Monday, September 22, 2008
Long-Term Cures
The financial markets are like a patient who keeps turning up at the ER, waiting to be patched and to be sent back to the streets to do whatever made that person so sick in the first place. Yes, the patch-up is necessary, but it will not be enough. This patient also needs long-term medication and behavioral changes. If those are not instituted we will just end up in this very same situation again and again until the final crash kills the market.
From another point of view, the real illness in the financial markets may be diagnosed as greed-induced lack of trust. To cure this illness we need to return trust and harness greed within some suitable limits. Here are my very simple and basic suggestions about how to achieve this.
First, create proper regulations for the financial markets. The free-marketeers have been telling us for decades that regulations are evil, that they suffocate the adventurous and creative spirit of the markets and that they shouldn't be enforced. And the government listened and stored these words in its heart (if it has one) and Phil Gramm made sure that the regulations no longer stifled anyone. Then of course a market which deals in fortune-telling and guesses and imperfect information and leveraging and pure adrenalin went crazy. Imagine, for a moment, what a baseball game would look like if the umpires were not allowed to say anything at all, and imagine then how the game would change ( would there be hired killers to shoot the pitchers of the other team?) and you can see why the stock market needs regulations (rules) and regulators (umpires). Of course, the stock markets matter much more than baseball games, but you get the point.
Second, stop ignoring the anti-trust regulations. Stop letting one fish eat up all the other fish, stop that enormous bubble-fish taking over the whole market. There are several reasons for enforcing the anti-trust rules which we still have in the books. They range from the nastiness of having just one firm to buy from and the power this gives to that one firm to charge a lot to the present crisis where some firms are so large that we have to bail them out even when they don't deserve such a bailout at all. There are many different economic models, true, but none of them advocate monopolies or oligopolies in all the crucial industries, yet that's the way the Republicans have steered the markets.
Third, make sure that the bailing out doesn't reward those who are major culprits in causing the crisis. Make sure that the authors of the crisis get full credit for it (Phil Gramm, I'm looking at you), that all those conservative thinkers who created it get forever remembered for creating it.

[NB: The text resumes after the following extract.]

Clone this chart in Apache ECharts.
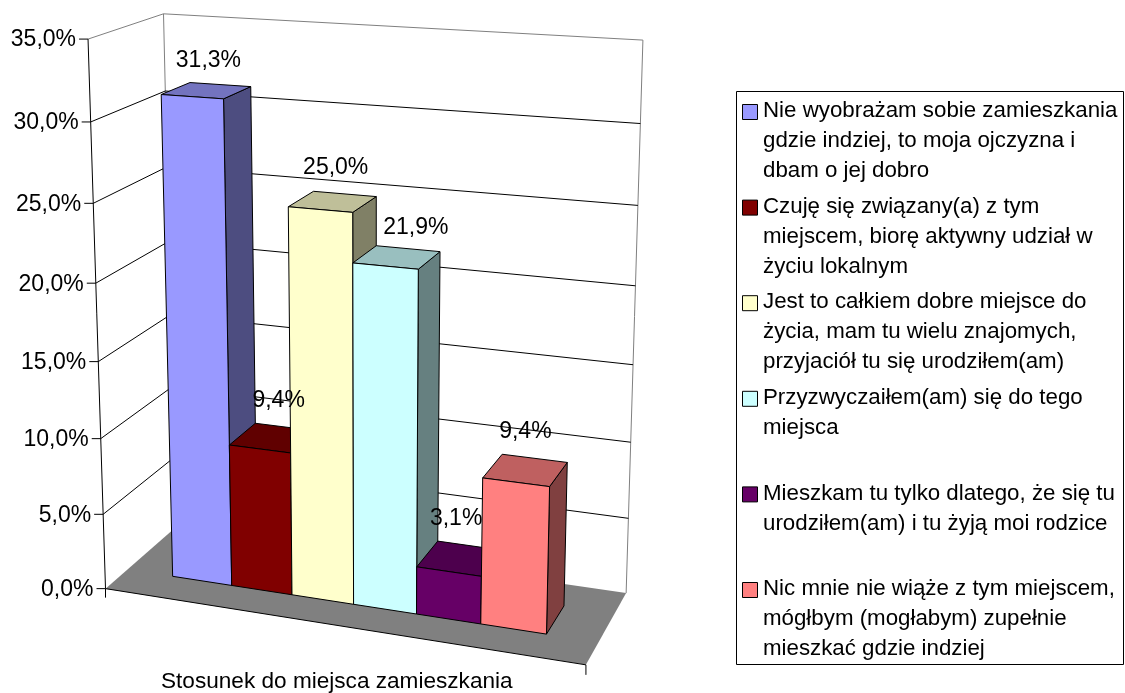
<!DOCTYPE html>
<html><head><meta charset="utf-8">
<style>html,body{margin:0;padding:0;background:#fff}#c{width:1125px;height:693px}</style>
<script src="https://cdn.jsdelivr.net/npm/echarts@6/dist/echarts.min.js"></script>
</head><body><div id="c"></div>
<script>
const categories = [
 "Nie wyobrażam sobie zamieszkania\ngdzie indziej, to moja ojczyzna i\ndbam o jej dobro",
 "Czuję się związany(a) z tym\nmiejscem, biorę aktywny udział w\nżyciu lokalnym",
 "Jest to całkiem dobre miejsce do\nżycia, mam tu wielu znajomych,\nprzyjaciół tu się urodziłem(am)",
 "Przyzwyczaiłem(am) się do tego\nmiejsca",
 "Mieszkam tu tylko dlatego, że się tu\nurodziłem(am) i tu żyją moi rodzice",
 "Nic mnie nie wiąże z tym miejscem,\nmógłbym (mogłabym) zupełnie\nmieszkać gdzie indziej"
];
const values = [31.3, 9.4, 25.0, 21.9, 3.1, 9.4];
const tickValues = [0, 5, 10, 15, 20, 25, 30, 35];
const tickLabels = ["0,0%", "5,0%", "10,0%", "15,0%", "20,0%", "25,0%", "30,0%", "35,0%"];
const axisTitle = "Stosunek do miejsca zamieszkania";
const frontColors = ["#9999FF", "#800000", "#FFFFCC", "#CCFFFF", "#660066", "#FF8080"];
const topColors   = ["#7373BF", "#600000", "#BFBF99", "#99BFBF", "#4D004D", "#BF6060"];
const sideColors  = ["#4D4D80", "#400000", "#808066", "#668080", "#330033", "#804040"];

// layout: pixel anchors that calibrate the perspective camera
const FONT = "Liberation Sans, Arial, sans-serif";
const camera = [
 [0,0,0,105,589.5],[0,0,1,88.5,39],[1,0,0,586,664],
 [0,1,0,176,526.5],[0,1,1,163,14],[1,1,0,626,594],[1,1,1,643,40]
];
function solveCamera(pts){
  const A=[],b=[];
  pts.forEach(([X,Y,Z,px,py])=>{
    const x=px/1000,y=py/1000;
    A.push([X,Y,Z,1,0,0,0,0,-x*X,-x*Y,-x*Z]);b.push(x);
    A.push([0,0,0,0,X,Y,Z,1,-y*X,-y*Y,-y*Z]);b.push(y);
  });
  const n=11,M=[];
  for(let i=0;i<n;i++){M.push([]);for(let j=0;j<=n;j++){let s=0;
    for(let k=0;k<A.length;k++)s+=A[k][i]*(j<n?A[k][j]:b[k]);M[i].push(s);}}
  for(let i=0;i<n;i++){let p=i;for(let r=i+1;r<n;r++)if(Math.abs(M[r][i])>Math.abs(M[p][i]))p=r;
    [M[i],M[p]]=[M[p],M[i]];
    for(let r=0;r<n;r++){if(r===i)continue;const f=M[r][i]/M[i][i];for(let c=i;c<=n;c++)M[r][c]-=f*M[i][c];}}
  return M.map((row,i)=>row[n]/row[i]);
}
const P=solveCamera(camera);
function proj(X,Y,Z){
  const d=P[8]*X+P[9]*Y+P[10]*Z+1;
  return [1000*(P[0]*X+P[1]*Y+P[2]*Z+P[3])/d,1000*(P[4]*X+P[5]*Y+P[6]*Z+P[7])/d];
}
const GW=700,GH=600;           // hidden grid that carries the scales
const depthFront=0.3,depthBack=0.7,inset=0.103;
const labelOffsets=[[2,-30],[6,-37],[3,-34],[19,-30],[-3,-40],[0,-38]];
const GRAY="#808080";
const poly=(pts,fill,stroke,lw)=>({type:'polygon',shape:{points:pts},style:{fill:fill,stroke:stroke||null,lineWidth:lw||1}});
const line=(a,b,stroke,lw)=>({type:'line',shape:{x1:a[0],y1:a[1],x2:b[0],y2:b[1]},style:{stroke:stroke,lineWidth:lw||1,fill:null}});
const heightOf=(api,v)=>1-api.coord([0,v])[1]/GH;

const series=[
 {type:'custom',name:'walls',silent:true,animation:false,clip:false,data:[[0,0]],encode:{x:0,y:1},
  renderItem(params,api){return {type:'group',children:[
    poly([proj(0,0,0),proj(0,0,1),proj(0,1,1),proj(0,1,0)],'#fff'),
    poly([proj(0,1,0),proj(0,1,1),proj(1,1,1),proj(1,1,0)],'#fff'),
    poly([proj(0,0,0),proj(1,0,0),proj(1,1,0),proj(0,1,0)],GRAY),
    line(proj(0,0,1),proj(0,1,1),GRAY),line(proj(0,1,1),proj(1,1,1),GRAY),
    line(proj(0,1,1),proj(0,1,0),GRAY),line(proj(1,1,1),proj(1,1,0),GRAY),
    line(proj(0,0,0),proj(1,0,0),'#000'),
    line(proj(0,0,0),[proj(0,0,0)[0],proj(0,0,0)[1]+9],'#000'),
    line(proj(1,0,0),[proj(1,0,0)[0],proj(1,0,0)[1]+10],'#000'),
    line(proj(0,0,0),proj(0,0,1),'#000')
  ]};}},
 {type:'custom',name:'axis',silent:true,animation:false,clip:false,
  data:tickValues.map((t,i)=>[0,t,i]),encode:{x:0,y:1},
  renderItem(params,api){
    const z=heightOf(api,api.value(1)),a=proj(0,0,z),i=api.value(2),kids=[];
    kids.push(line([a[0]-9,a[1]],a,'#000'));
    if(i>0&&i<7){kids.push(line(a,proj(0,1,z),'#000'),line(proj(0,1,z),proj(1,1,z),'#000'));}
    kids.push({type:'text',style:{text:tickLabels[i],x:a[0]-12,y:a[1]+1,align:'right',verticalAlign:'middle',font:'23px '+FONT,fill:'#000'}});
    return {type:'group',children:kids};
  }},
 {type:'custom',name:'bars',silent:true,animation:false,clip:false,
  data:values.map((v,i)=>[i,v]),encode:{x:0,y:1},
  renderItem(params,api){
    const i=api.value(0),c=api.coord([i,api.value(1)]),hw=api.size([1,0])[0]/2;
    const u=px=>inset+(1-2*inset)*px/GW;
    const x0=u(c[0]-hw),x1=u(c[0]+hw),z=1-c[1]/GH,f=depthFront,b=depthBack;
    const K='#000';
    return {type:'group',children:[
      poly([proj(x1,f,0),proj(x1,b,0),proj(x1,b,z),proj(x1,f,z)],sideColors[i],K),
      poly([proj(x0,f,z),proj(x1,f,z),proj(x1,b,z),proj(x0,b,z)],topColors[i],K),
      poly([proj(x0,f,0),proj(x1,f,0),proj(x1,f,z),proj(x0,f,z)],frontColors[i],K)
    ]};
  }},
 {type:'custom',name:'labels',silent:true,animation:false,clip:false,
  data:values.map((v,i)=>[i,v]),encode:{x:0,y:1},
  renderItem(params,api){
    const i=api.value(0),v=api.value(1),c=api.coord([i,v]);
    const u=inset+(1-2*inset)*c[0]/GW,z=1-c[1]/GH,t=proj(u,0.5,z),o=labelOffsets[i];
    return {type:'text',style:{text:v.toFixed(1).replace('.',',')+'%',x:t[0]+o[0],y:t[1]+o[1],align:'center',verticalAlign:'middle',font:'23px '+FONT,fill:'#000'}};
  }}
];

// legend, drawn so each swatch aligns with the first line of its wrapped text
const legendKids=[{type:'rect',shape:{x:736.5,y:91.5,width:387,height:573},style:{fill:'#fff',stroke:'#000',lineWidth:1}}];
categories.forEach((name,i)=>{
  const top=96+95.6*i;
  legendKids.push({type:'rect',shape:{x:742.5,y:top+8.5,width:15,height:15},style:{fill:frontColors[i],stroke:'#000',lineWidth:1}});
  legendKids.push({type:'text',style:{text:name,x:763,y:top,font:'22.3px '+FONT,lineHeight:30,fill:'#000',align:'left',verticalAlign:'top'}});
});

const chart=echarts.init(document.getElementById('c'),null,{renderer:'canvas',width:1125,height:693});
chart.setOption({
  animation:false,backgroundColor:'#fff',
  title:{text:axisTitle,left:161,top:670,textStyle:{fontFamily:FONT,fontWeight:'normal',fontSize:22.6,color:'#000'},padding:0},
  grid:{left:0,top:0,width:GW,height:GH,show:false},
  xAxis:{type:'category',data:categories,show:false},
  yAxis:{type:'value',min:0,max:35,interval:5,show:false},
  series:series,
  graphic:{elements:[{type:'group',silent:true,z:10,children:legendKids}]}
});
</script></body></html>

It will not be possible to fix the crisis in a fair way, a way which would not punish the innocent or reward the guilty, and neither will it be possible to fix it without a lot of pain. But at least we can use the opportunity to make sure that future crises will take longer than a few decades to appear and we can make sure that those who advocated the relaxing of all the protective rules and regulations get that reputation eternally attached to their names. Why? Not only because of the sweetness of revenge. The main reason for that is something called "learning from experience" or just "learning", and if we let others obfuscate the real causes of the crisis we are not going to learn what is necessary.